Rabbi Schacter of the U.S. Third Army delivers a religious service after the liberation of Buchenwald in this image which is on display at Yadvashem and the Buchenwald museum. Stephen Jacobs and his brother George both appear in the image.
At 79 years old he is among the youngest of the living Holocaust survivors and was born six years after Adolf Hitler came to power in Germany. But Jacobs can remember life in the Nazi concentration camp at Buchenwald; what the Nazis did to him, his family, his friends.
He worries about what's happening right now in America, where he has lived and prospered since arriving a couple of years after Buchenwald's liberation on April 11, 1945.
The American far-right appears emboldened since the election of President Donald Trump, who led an inflammatory, nationalist campaign. Since then, clashes like the one in Charlottesville are becoming almost commonplace.

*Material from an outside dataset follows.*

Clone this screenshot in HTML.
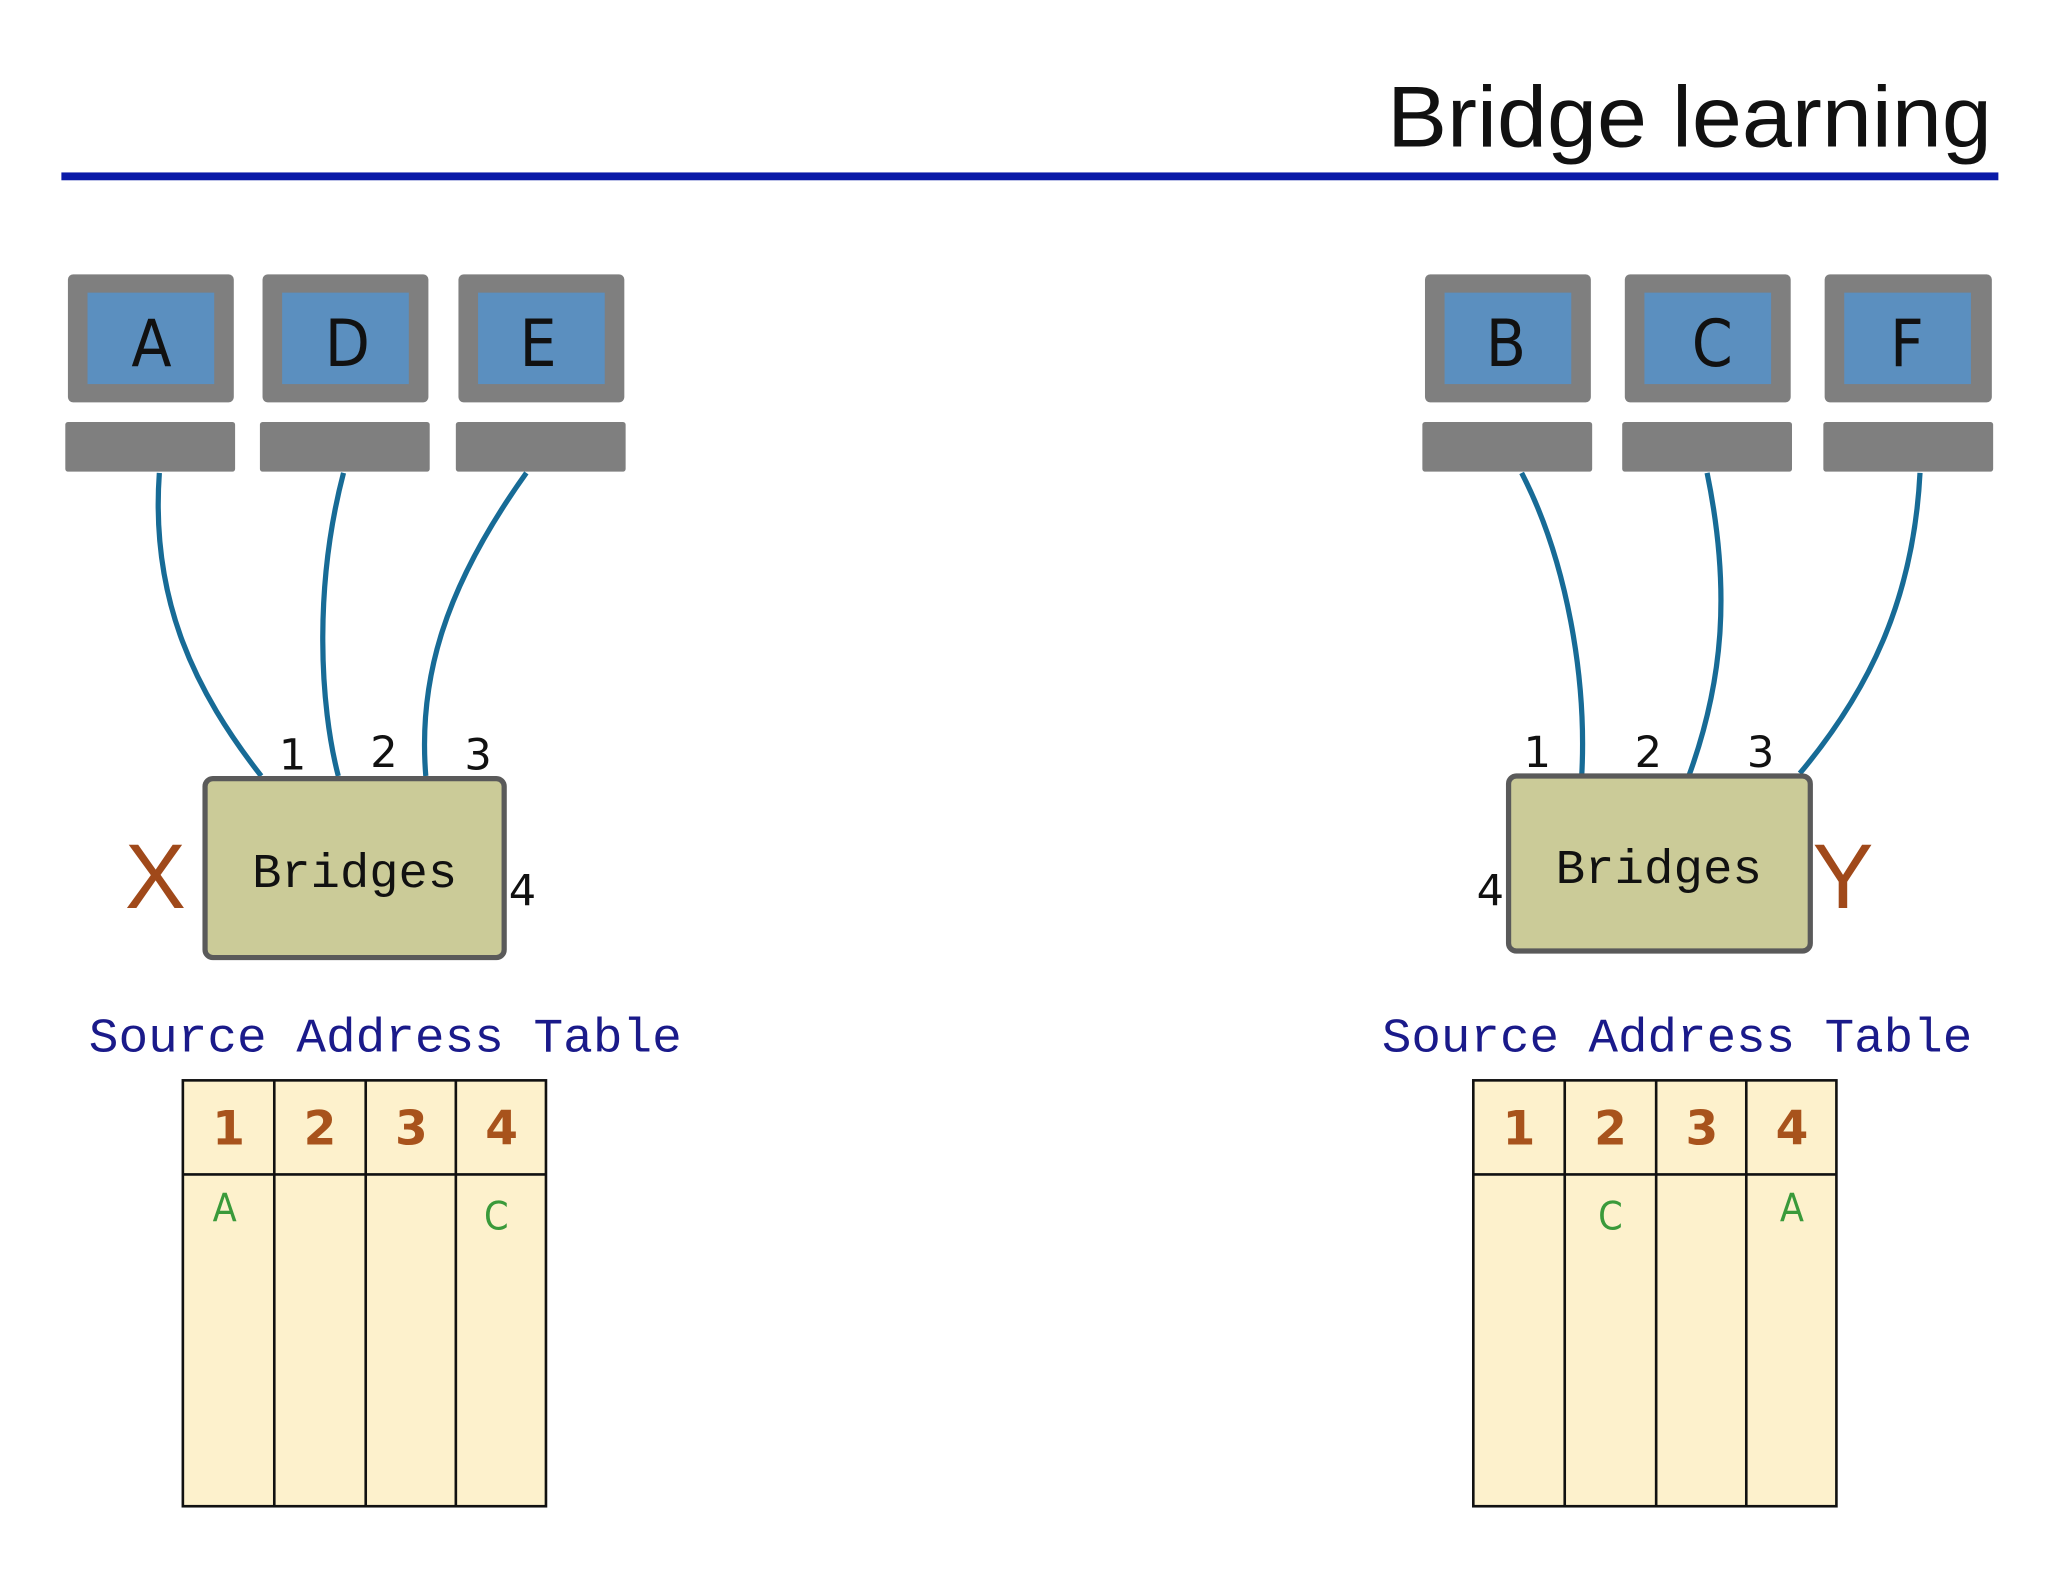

Comment: Got any statistics for that? The alt-right is certainly gaining in prominence compared to 20 years ago, but are such clashes really "almost commonplace"? We've noticed more leftist agitation targeting normal conservatives who are simply accused of being alt-right. Conservatives per se are not Nazis. And Antifa seems to have a much bigger street presence.
"Things just go from bad to worse every day," Jacobs, a successful New York architect who designed the Holocaust memorial at Buchenwald, tells Newsweek. "There's a real problem growing."
So much so that Jacobs thinks there's a "direct parallel" with Germany between the two world wars.















Comment: America does seem to be at a crossroads. Political polarization is at an intense level: far-right AND far-left. Right now the far-left actually has the infrastructure in place to make their ascension to power more likely than the far-right. Whatever the future may be, Trump can't be blamed for the current culture war - it has been going on for years and steadily getting worse.